Land value taxation is often put forward as a solution to inequalities in wealth and income, but the world is very different from the time the proposition was put forward by Henry George. The most effective way of using undeveloped land which is suitable for development (and this excludes agricultural land and land which genuinely meets environmental protection objectives) is for the land to be taken into public ownership, rather than leaving the land in private ownership and then taxing the landowner and/or developer. All this does is disincentivise appropriate development and increase the cost of development and, therefore, the price of the market housing built on a site. The best approach to delivering new affordable housing is for the local authority or other public body to have the power to designate the land for a specific use (such as socially rented housing) which depresses the land value.
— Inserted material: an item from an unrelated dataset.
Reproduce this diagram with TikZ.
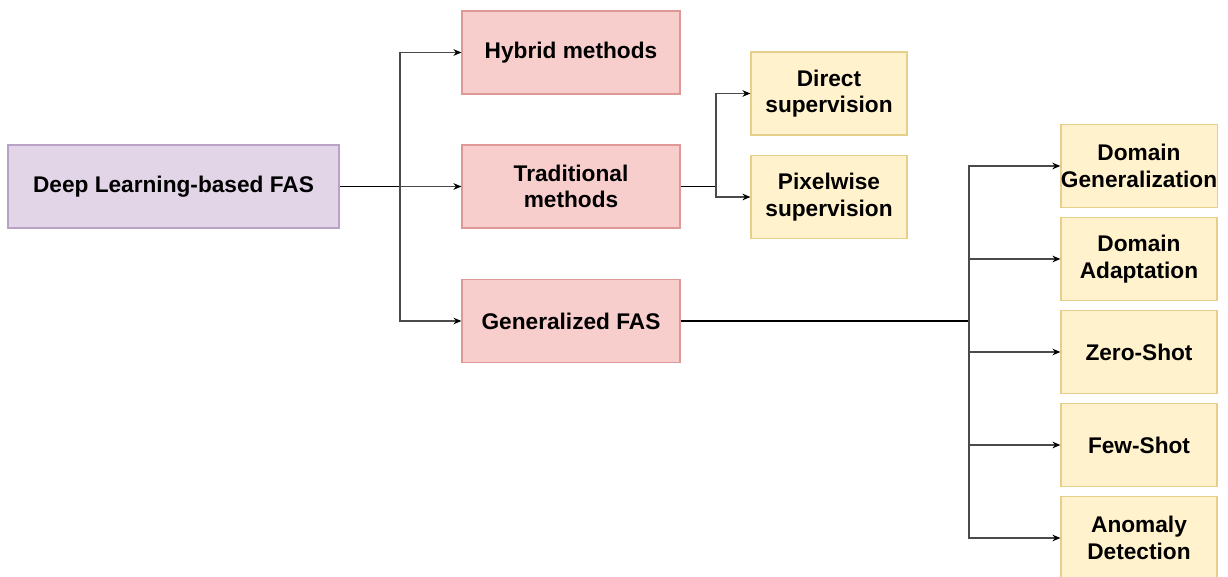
\documentclass[tikz,border=0pt]{standalone}
\usepackage{fontspec}
\setmainfont{Liberation Sans}
\usetikzlibrary{arrows.meta}
\definecolor{rootfill}{HTML}{E1D5E7}
\definecolor{rootline}{HTML}{B9A2C6}
\definecolor{midfill}{HTML}{F8CECC}
\definecolor{midline}{HTML}{DE9996}
\definecolor{leaffill}{HTML}{FFF2CC}
\definecolor{leafline}{HTML}{E6CF8A}
\definecolor{branchgray}{HTML}{4A4A4A}
\begin{document}
\begin{tikzpicture}[x=0.75pt,y=-0.75pt,
  box/.style={draw, line width=0.9pt, minimum height=83*0.75pt, align=center,
    font=\bfseries\fontsize{17}{19.8}\selectfont, inner sep=0pt},
  rootbox/.style={box, fill=rootfill, draw=rootline, minimum width=331*0.75pt},
  midbox/.style={box, fill=midfill, draw=midline, minimum width=218*0.75pt},
  leafbox/.style={box, fill=leaffill, draw=leafline, minimum width=156*0.75pt},
  trunk/.style={line width=1.2pt, black},
  branch/.style={line width=0.9pt, branchgray, -{Stealth[length=6pt,width=5pt,color=black]}}]
\useasboundingbox (0,0) rectangle (1228,577);

% boxes
\node[rootbox] (dl) at (173.5,186.5) {Deep Learning-based FAS};
\node[midbox] (hyb) at (571,52.5) {Hybrid methods};
\node[midbox] (trad) at (571,186.5) {Traditional\\methods};
\node[midbox] (gen) at (571,321) {Generalized FAS};
\node[leafbox] (dir) at (829,93.5) {Direct\\supervision};
\node[leafbox] (pix) at (829,197) {Pixelwise\\supervision};
\node[leafbox] (dg) at (1139,166) {Domain\\Generalization};
\node[leafbox] (da) at (1139,259) {Domain\\Adaptation};
\node[leafbox] (zs) at (1139,352) {Zero-Shot};
\node[leafbox] (fs) at (1139,445) {Few-Shot};
\node[leafbox] (ad) at (1139,538) {Anomaly\\Detection};

% junction points
\coordinate (j1) at (400,186.5);
\coordinate (j2) at (716,186.5);
\coordinate (j3) at (969,321);

% root to first level
\draw[trunk] (dl.east) -- (j1);
\draw[branch] (j1) |- (hyb.west);
\draw[branch] (j1) -- (trad.west);
\draw[branch] (j1) |- (gen.west);

% traditional methods
\draw[trunk] (trad.east) -- (j2);
\draw[branch] (j2) |- (dir.west);
\draw[branch] (j2) |- (pix.west);

% generalized FAS
\draw[trunk] (gen.east) -- (j3);
\draw[branch] (j3) |- (dg.west);
\draw[branch] (j3) |- (da.west);
\draw[branch] (j3) |- (zs.west);
\draw[branch] (j3) |- (fs.west);
\draw[branch] (j3) |- (ad.west);
\end{tikzpicture}
\end{document}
Additionally, where the landowner refuses to make the land available for development, the local authority should have the power to acquire the land at its existing use value, so any capital gain is accrued by the public sector, not by landowner or private developer.
Some of these proposed tax changes would actually be popular, at least with lower- and middle-income households, who would all benefit. We need a comprehensive and coherent approach we can explain to the electorate. Taxation is necessary, but it does not have to be a vote loser.